Once before in my life, I’ve taken planes with sorrow as my luggage. That time I travelled alone. No one noticed my transparency or commented on how I floated because I didn’t belong to the earth any more. The world turned on without me, everyone laughed and made noise and I watched from the other side of a wall that I thought would be permanent. I know what it’s like to take a plane knowing that I’ll only find unimaginable pain at the other end, the loss of a loved one, and how I’m impatient for the plane to land anyway.
This time it’s different. I am merely an observer. Everyone sees the sorrow – how could we not, when it’s our own world which has suddenly been cracked open - and we’re talking openly about it. The digital stratosphere is full of messages of love, of relief, of people telling the world they’re ok, to only worry about those less fortunate. Everyone tells everyone else to hug loved ones. But soon the messages of loss will start coming through. There’s a sense that we’re standing on the edge of a black hole that has opened up. And true to being Kiwi, we feel slightly guilty that we’re ok while someone else is suffering.
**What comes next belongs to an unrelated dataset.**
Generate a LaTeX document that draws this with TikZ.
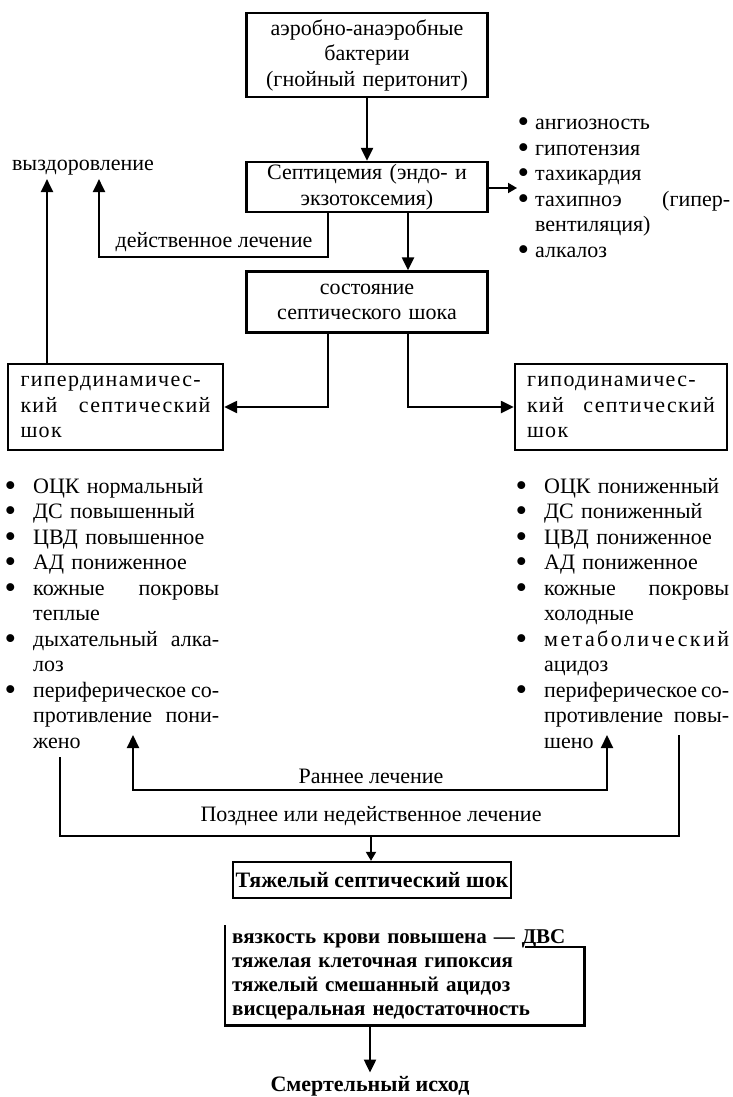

And then my little artist brain pipes up, the little cruel artist brain that knows how suffering wrings you out and then pushes you on, harder than before. Maybe it’s good for us to feel this way, once in a while. It’s not at all good that this has happened, but a disaster on this scale reconnects Godzone to the harsh, real world. Despite the images and people coming from outside, and the national obsession with travel, there’s still sometimes a feeling that this is the last safe place on earth, a place that’s clean and green and wrapped in cotton wool. A disaster on this scale shows us that safety can turn to danger in an instant. A crack has opened up on these islands of ours and suddenly we know what it’s like to be without communication, without security, fearing for our very lives. We’re no longer distant from what we see on our screens.
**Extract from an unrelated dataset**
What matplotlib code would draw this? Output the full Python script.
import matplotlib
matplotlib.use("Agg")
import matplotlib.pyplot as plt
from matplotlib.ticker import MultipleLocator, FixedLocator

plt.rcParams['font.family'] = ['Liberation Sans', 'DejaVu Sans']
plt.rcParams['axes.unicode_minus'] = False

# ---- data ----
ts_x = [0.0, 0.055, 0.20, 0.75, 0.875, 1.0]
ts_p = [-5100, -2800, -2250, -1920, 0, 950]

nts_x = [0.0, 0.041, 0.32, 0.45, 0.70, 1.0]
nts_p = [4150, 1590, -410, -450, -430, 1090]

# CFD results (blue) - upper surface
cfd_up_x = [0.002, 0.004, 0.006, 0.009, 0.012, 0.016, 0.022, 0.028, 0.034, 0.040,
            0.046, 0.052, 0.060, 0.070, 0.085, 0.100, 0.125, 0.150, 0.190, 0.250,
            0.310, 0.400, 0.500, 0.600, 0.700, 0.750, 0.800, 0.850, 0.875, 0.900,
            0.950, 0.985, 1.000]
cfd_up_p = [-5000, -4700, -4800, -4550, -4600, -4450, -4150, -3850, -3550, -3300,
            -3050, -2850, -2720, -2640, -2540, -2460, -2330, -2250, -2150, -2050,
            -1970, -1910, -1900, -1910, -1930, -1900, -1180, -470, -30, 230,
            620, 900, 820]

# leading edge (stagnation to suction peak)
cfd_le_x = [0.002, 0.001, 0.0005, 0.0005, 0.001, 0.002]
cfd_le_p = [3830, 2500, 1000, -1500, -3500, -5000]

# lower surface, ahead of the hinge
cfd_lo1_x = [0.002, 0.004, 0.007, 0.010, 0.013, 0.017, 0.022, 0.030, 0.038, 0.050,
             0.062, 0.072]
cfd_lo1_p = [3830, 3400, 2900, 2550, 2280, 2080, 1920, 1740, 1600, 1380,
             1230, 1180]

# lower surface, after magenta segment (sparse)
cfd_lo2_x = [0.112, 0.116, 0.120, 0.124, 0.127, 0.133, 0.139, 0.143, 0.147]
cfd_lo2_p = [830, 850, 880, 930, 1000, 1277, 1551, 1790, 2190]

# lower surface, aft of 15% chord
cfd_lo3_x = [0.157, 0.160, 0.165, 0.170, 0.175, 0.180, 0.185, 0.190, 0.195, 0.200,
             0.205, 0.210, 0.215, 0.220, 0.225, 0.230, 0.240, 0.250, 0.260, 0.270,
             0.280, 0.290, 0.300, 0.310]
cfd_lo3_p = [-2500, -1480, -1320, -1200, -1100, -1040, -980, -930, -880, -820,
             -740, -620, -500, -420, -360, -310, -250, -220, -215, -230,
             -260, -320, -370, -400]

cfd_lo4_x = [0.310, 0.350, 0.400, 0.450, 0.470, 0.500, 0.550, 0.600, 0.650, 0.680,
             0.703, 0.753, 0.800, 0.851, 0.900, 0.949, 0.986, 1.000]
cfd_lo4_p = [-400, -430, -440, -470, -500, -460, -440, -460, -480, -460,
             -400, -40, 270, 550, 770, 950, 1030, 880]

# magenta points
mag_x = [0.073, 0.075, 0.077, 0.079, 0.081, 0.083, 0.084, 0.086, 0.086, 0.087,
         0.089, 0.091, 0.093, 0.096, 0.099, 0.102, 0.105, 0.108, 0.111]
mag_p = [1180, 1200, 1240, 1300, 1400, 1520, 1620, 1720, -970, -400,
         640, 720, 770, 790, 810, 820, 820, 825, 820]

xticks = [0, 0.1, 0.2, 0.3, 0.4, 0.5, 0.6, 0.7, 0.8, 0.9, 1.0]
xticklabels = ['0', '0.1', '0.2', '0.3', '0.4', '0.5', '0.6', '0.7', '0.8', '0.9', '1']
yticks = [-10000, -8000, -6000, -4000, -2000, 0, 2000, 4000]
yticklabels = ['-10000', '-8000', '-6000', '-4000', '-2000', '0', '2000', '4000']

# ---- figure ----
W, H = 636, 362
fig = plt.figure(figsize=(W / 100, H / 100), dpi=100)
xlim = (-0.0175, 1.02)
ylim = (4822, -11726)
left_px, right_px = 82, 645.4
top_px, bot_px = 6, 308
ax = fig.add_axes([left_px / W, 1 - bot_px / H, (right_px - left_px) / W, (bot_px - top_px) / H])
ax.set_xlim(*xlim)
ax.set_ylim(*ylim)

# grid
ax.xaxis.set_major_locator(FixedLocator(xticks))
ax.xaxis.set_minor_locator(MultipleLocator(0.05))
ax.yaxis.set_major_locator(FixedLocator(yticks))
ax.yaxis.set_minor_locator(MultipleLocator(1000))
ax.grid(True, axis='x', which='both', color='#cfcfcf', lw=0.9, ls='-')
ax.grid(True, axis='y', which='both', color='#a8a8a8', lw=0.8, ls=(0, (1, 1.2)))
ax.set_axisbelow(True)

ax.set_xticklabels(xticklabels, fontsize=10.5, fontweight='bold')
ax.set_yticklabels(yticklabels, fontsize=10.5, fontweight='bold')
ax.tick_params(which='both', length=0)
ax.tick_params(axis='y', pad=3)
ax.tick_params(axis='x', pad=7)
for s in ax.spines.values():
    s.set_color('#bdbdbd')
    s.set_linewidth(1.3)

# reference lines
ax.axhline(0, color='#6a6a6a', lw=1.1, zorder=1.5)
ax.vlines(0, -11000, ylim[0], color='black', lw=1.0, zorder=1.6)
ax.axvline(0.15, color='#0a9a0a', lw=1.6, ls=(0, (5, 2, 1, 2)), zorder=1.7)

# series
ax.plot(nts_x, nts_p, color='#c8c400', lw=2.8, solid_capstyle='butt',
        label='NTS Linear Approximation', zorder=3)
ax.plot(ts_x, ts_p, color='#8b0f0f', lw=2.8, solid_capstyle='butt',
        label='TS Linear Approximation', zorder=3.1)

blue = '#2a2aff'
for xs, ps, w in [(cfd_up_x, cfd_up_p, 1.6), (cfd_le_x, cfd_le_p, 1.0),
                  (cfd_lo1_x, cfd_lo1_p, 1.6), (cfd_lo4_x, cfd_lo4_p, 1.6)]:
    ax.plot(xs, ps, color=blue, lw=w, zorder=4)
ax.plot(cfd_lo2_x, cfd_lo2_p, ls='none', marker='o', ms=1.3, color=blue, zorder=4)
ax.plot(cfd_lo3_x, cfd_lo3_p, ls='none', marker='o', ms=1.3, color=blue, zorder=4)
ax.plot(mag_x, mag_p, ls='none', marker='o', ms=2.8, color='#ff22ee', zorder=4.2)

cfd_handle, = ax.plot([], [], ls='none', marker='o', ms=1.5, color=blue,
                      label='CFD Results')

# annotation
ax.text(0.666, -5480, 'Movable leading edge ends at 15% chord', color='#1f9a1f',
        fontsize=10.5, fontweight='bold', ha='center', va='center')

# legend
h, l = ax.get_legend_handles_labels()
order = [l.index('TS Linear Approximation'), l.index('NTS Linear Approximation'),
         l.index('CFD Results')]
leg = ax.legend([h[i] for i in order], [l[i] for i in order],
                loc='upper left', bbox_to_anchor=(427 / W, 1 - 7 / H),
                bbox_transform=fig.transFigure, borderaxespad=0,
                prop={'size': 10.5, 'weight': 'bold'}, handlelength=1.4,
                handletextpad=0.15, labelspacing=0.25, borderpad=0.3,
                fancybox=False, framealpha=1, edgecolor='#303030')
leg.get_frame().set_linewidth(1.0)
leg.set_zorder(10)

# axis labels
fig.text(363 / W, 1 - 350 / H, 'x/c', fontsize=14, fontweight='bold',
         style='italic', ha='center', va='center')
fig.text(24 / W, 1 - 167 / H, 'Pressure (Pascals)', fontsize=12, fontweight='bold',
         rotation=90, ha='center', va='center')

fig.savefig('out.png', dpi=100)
Christchurch is being compared to a war zone: transport, water, power and communication are down or unreliable, there are still bodies lying on the streets and buildings burning. Yet despite this people can still get on a plane and escape. Their family can text them to make sure they’re fine, and their friends gather pledges on the internet. We’re still at heart a civilised nation which has not lost its humanity enough to help others, and to deeply feel for others. And for that we can be grateful, not guilty.